Cacheline-Orientated programming

From CPU’s perspective, the memory hierarchy is registers, L1 cache, L2 cache, L3 cache, main memory, among others. The smallest unit of cache is one cacheline, and it is 64 bytes in most cases:

$ getconf LEVEL1_DCACHE_LINESIZE
64

To make your applications run efficiently, you need to take cacheline into account. Take notorious cacheline fales sharing as an example:

    ......
    struct Foo
    {
        int a;
        int b;
        int c[14];
    };
    .....

The size of struct Foo is 64 bytes, and it can be stored in one cacheline. If CPU 0 accesses Foo.a while CPU 1 accesses Foo.b at the same time, there will be “cacheline ping-ponging” between CPUs, and the performance will be downgraded drastically.

The other trick is to allocate memory cacheline size aligned. Still use above struct Foo as the example. To guarantee the whole struct Foo in one cacheline, posix_memalign can be used:

    struct Foo *foo;
    posix_memalign(&foo, 64, sizeof(struct Foo));

The 64 is the alignment requirement.

Last but not least, sometimes padding is needed. E.g.:

    ......
    struct Foo
    {
        int a;
        int b;
        int c[12];
        int padding[2];
    };
    ......
    struct Foo *foo;
    posix_memalign(&foo, 64, sizeof(struct Foo) * 10);

Or using compiler’s aligned attribute:

    ......
    struct Foo
    {
        int a;
        int b;
        int c[12];
    } __attribute__((aligned(64)));;
    ......

The original struct Foo‘s size is 56 bytes, after padding (or through compiler’s aligned attribure), it becomes 64 bytes, and can be loaded in one cacheline. Now we can allocate an array of struct Foo, and every CPU will process one element of the array, no “cacheline ping-ponging” will occur.
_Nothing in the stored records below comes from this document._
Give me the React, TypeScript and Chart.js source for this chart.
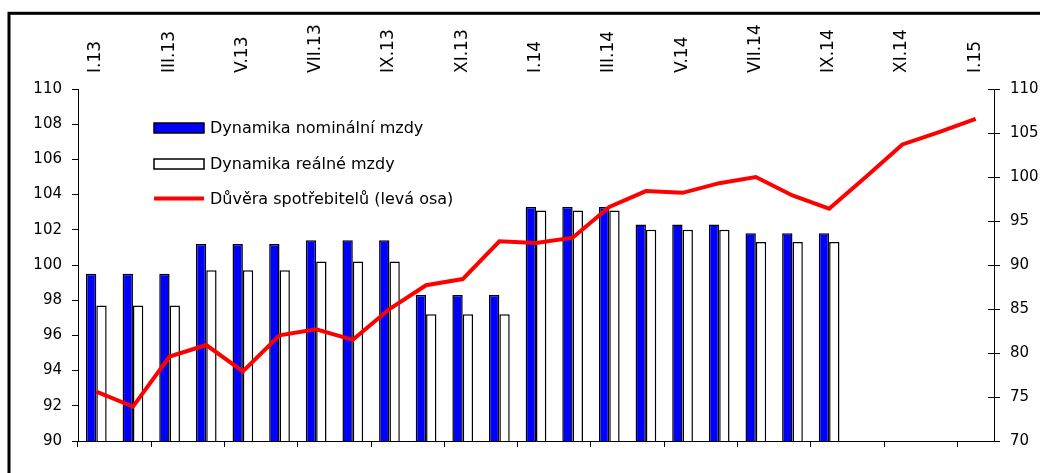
import React, { useEffect, useRef } from "react";
import { Chart, registerables } from "chart.js";

Chart.register(...registerables);

const months = [
  "I.13", "II.13", "III.13", "IV.13", "V.13", "VI.13", "VII.13", "VIII.13", "IX.13", "X.13", "XI.13", "XII.13",
  "I.14", "II.14", "III.14", "IV.14", "V.14", "VI.14", "VII.14", "VIII.14", "IX.14", "X.14", "XI.14", "XII.14",
  "I.15",
];

const topLabels = [
  "I.13", "", "III.13", "", "V.13", "", "VII.13", "", "IX.13", "", "XI.13", "",
  "I.14", "", "III.14", "", "V.14", "", "VII.14", "", "IX.14", "", "XI.14", "",
  "I.15",
];

const nominal = [
  99.5, 99.5, 99.5, 101.2, 101.2, 101.2, 101.4, 101.4, 101.4, 98.3, 98.3, 98.3,
  103.3, 103.3, 103.3, 102.3, 102.3, 102.3, 101.8, 101.8, 101.8, null, null, null, null,
];

const real = [
  97.7, 97.7, 97.7, 99.7, 99.7, 99.7, 100.2, 100.2, 100.2, 97.2, 97.2, 97.2,
  103.1, 103.1, 103.1, 102.0, 102.0, 102.0, 101.3, 101.3, 101.3, null, null, null, null,
];

const confidence = [
  75.6, 73.9, 79.6, 80.9, 77.9, 82.0, 82.7, 81.5, 85.0, 87.7, 88.4, 92.7,
  92.5, 93.1, 96.6, 98.4, 98.2, 99.3, 100.0, 97.9, 96.4, 100.0, 103.7, 105.1, 106.6,
];

const FONT = "'DejaVu Sans', 'Liberation Sans', Arial, sans-serif";

const framePlugin = {
  id: "frame",
  beforeDraw(chart: any) {
    const ctx = chart.ctx;
    ctx.save();
    ctx.fillStyle = "#ffffff";
    ctx.fillRect(0, 0, chart.width, chart.height);
    ctx.strokeStyle = "#000000";
    ctx.lineWidth = 3;
    ctx.strokeRect(9, 13.3, chart.width + 100, chart.height + 100);
    ctx.restore();
  },
};

const innerTickPlugin = {
  id: "innerTicks",
  afterDraw(chart: any) {
    const scale = chart.scales.y2;
    const ctx = chart.ctx;
    ctx.save();
    ctx.strokeStyle = "#000000";
    ctx.lineWidth = 1;
    scale.ticks.forEach((_t: any, i: number) => {
      const y = Math.round(scale.getPixelForTick(i)) + 0.5;
      ctx.beginPath();
      ctx.moveTo(scale.left - 6, y);
      ctx.lineTo(scale.left, y);
      ctx.stroke();
    });
    ctx.restore();
  },
};

const legendPlugin = {
  id: "innerLegend",
  afterDraw(chart: any) {
    const ctx = chart.ctx;
    const ds = chart.data.datasets;
    const items = [ds[1], ds[2], ds[0]];
    const rowsY = [128, 164, 198.5];
    const x0 = 154;
    const boxW = 50;
    const boxH = 10;
    ctx.save();
    ctx.font = "16px " + FONT;
    ctx.textBaseline = "middle";
    ctx.textAlign = "left";
    items.forEach((d: any, i: number) => {
      const y = rowsY[i];
      if (d.type === "line") {
        ctx.strokeStyle = d.borderColor;
        ctx.lineWidth = 4;
        ctx.beginPath();
        ctx.moveTo(x0, y);
        ctx.lineTo(x0 + boxW, y);
        ctx.stroke();
      } else {
        ctx.fillStyle = d.backgroundColor;
        ctx.fillRect(x0, y - boxH / 2, boxW, boxH);
        ctx.strokeStyle = "#000000";
        ctx.lineWidth = 1.5;
        ctx.strokeRect(x0, y - boxH / 2, boxW, boxH);
      }
      ctx.fillStyle = "#000000";
      ctx.fillText(d.label, x0 + boxW + 6, y + 1);
    });
    ctx.restore();
  },
};

export default function App() {
  const canvasRef = useRef<HTMLCanvasElement | null>(null);

  useEffect(() => {
    if (!canvasRef.current) return;
    const chart = new Chart(canvasRef.current, {
      type: "bar",
      data: {
        labels: months,
        datasets: [
          {
            type: "line",
            label: "Důvěra spotřebitelů (levá osa)",
            data: confidence,
            borderColor: "#ff0000",
            backgroundColor: "#ff0000",
            borderWidth: 4,
            pointRadius: 0,
            tension: 0,
            yAxisID: "y2",
            xAxisID: "x",
            order: 0,
          } as any,
          {
            type: "bar",
            label: "Dynamika nominální mzdy",
            data: nominal,
            backgroundColor: "#0000ff",
            borderColor: "#000000",
            borderWidth: 1.5,
            yAxisID: "y",
            xAxisID: "x",
            categoryPercentage: 0.565,
            barPercentage: 1.0,
            order: 1,
          },
          {
            type: "bar",
            label: "Dynamika reálné mzdy",
            data: real,
            backgroundColor: "#ffffff",
            borderColor: "#000000",
            borderWidth: 1.5,
            yAxisID: "y",
            xAxisID: "x",
            categoryPercentage: 0.565,
            barPercentage: 1.0,
            order: 2,
          },
        ],
      },
      options: {
        animation: false,
        responsive: false,
        maintainAspectRatio: false,
        layout: { padding: 0 },
        plugins: {
          legend: { display: false },
          tooltip: { enabled: false },
        },
        scales: {
          x: {
            type: "category",
            position: "bottom",
            offset: true,
            grid: {
              offset: true,
              drawOnChartArea: false,
              drawTicks: true,
              tickLength: 6,
              tickColor: (c: any) => (c.index % 2 === 0 ? "#000000" : "rgba(0,0,0,0)"),
            },
            border: { display: true, color: "#000000", width: 1 },
            ticks: { display: false },
            afterFit: (s: any) => {
              s.height = 32;
            },
          },
          x2: {
            type: "category",
            position: "top",
            labels: topLabels,
            offset: true,
            grid: { display: false, drawTicks: false },
            border: { display: false },
            ticks: {
              autoSkip: false,
              minRotation: 90,
              maxRotation: 90,
              padding: 16,
              labelOffset: 20,
              color: "#000000",
              font: { family: FONT, size: 17 },
            },
            afterFit: (s: any) => {
              s.height = 89;
            },
          },
          y: {
            type: "linear",
            position: "left",
            min: 90,
            max: 110,
            ticks: {
              stepSize: 2,
              padding: 10,
              color: "#000000",
              font: { family: FONT, size: 15 },
            },
            grid: {
              drawOnChartArea: false,
              tickLength: 6,
              tickColor: "#000000",
            },
            border: { display: true, color: "#000000", width: 1 },
            afterFit: (s: any) => {
              s.width = 78;
            },
          },
          y2: {
            type: "linear",
            position: "right",
            min: 70,
            max: 110,
            ticks: {
              stepSize: 5,
              padding: 10,
              color: "#000000",
              font: { family: FONT, size: 15 },
            },
            grid: {
              drawOnChartArea: false,
              tickLength: 6,
              tickColor: "#000000",
            },
            border: { display: true, color: "#000000", width: 1 },
            afterFit: (s: any) => {
              s.width = 46;
            },
          },
        },
      },
      plugins: [framePlugin, innerTickPlugin, legendPlugin],
    });
    return () => chart.destroy();
  }, []);

  return (
    <div style={{ position: "fixed", left: 0, top: 0, width: 1040, height: 473, background: "#fff" }}>
      <canvas ref={canvasRef} width={1040} height={473} style={{ display: "block" }} />
    </div>
  );
}
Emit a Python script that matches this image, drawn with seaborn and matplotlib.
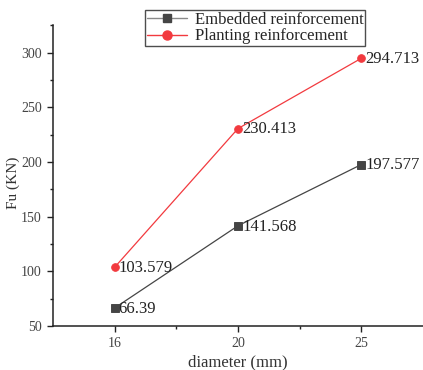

2 thoughts on “Cacheline-Orientated programming”

  1. Hello! From your article, it’s not clear why introducing the posix_memalign on the original Foo struct with 64-byte size, will solve the “cacheline ping-ponging”. Also, could you please, explain why it’s necessary to pad the struct with 56-byte size to 64-byte (by example), to “be loaded in one cacheline” ? What could happens when the struct will be not aligned with 56-byte size.

    1. > Hello! From your article, it’s not clear why introducing the posix_memalign on the original Foo struct with 64-byte size, will solve the “cacheline ping-ponging”.
      No, the example I mentioned uses posix_memalign will not solve “cacheline ping-ponging”, and it is just for showing “The other trick is to allocate memory cacheline size aligned.”.

      > Also, could you please, explain why it’s necessary to pad the struct with 56-byte size to 64-byte (by example), to “be loaded in one cacheline” ? What could happens when the struct will be not aligned with 56-byte size.
      It there is an array of struct Foo, every member will occupy one cacheline, and this should be more efficient compared to one member span two cachelines if it is not padded.